Except for the emoticons, the procedure was identical to that of Experiment 1.

Experiment 4

Participants

Twelve Japanese adults (5 males, 7 females; mean age = 24.42) participated in this experiment. They were the same participants as in Experiment 2, and all had normal or corrected-to-normal vision.

Emoticon stimuli

We used the three emoticons used in Experiment 2. However, unlike in Experiment 2, they were presented simultaneously with the onset of the discs, and disappeared when the discs started moving.
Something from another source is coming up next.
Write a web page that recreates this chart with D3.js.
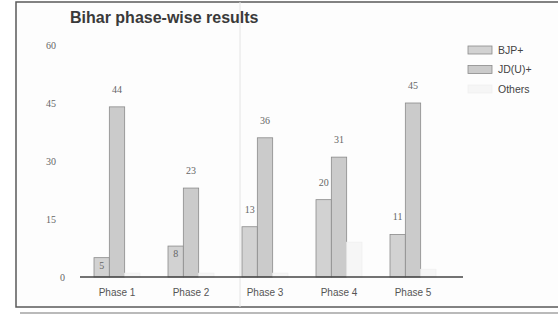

Hence, the duration of the emoticons was only 500 ms.

Procedure

Except for the onset timing and duration of emoticons, the procedure was identical to that of Experiment 2.

Experiment 5

Participants

Twelve Japanese adults (4 males, 8 females; mean age = 23.25) participated in this experiment. All participants were naïve to the purpose of the experiment, and had either normal or corrected-to-normal vision.

Emoticon stimuli

We again used the same three emoticons as in Experiment 2. Unlike in Experiment 2, the emoticons were presented 200 ms after the coincidence of the discs, and disappeared along with the discs. Hence, the duration of the emoticons was 794.50 ms.

Procedure

Except for the onset timing and duration of the emoticons, the procedure was identical to that of Experiment 2.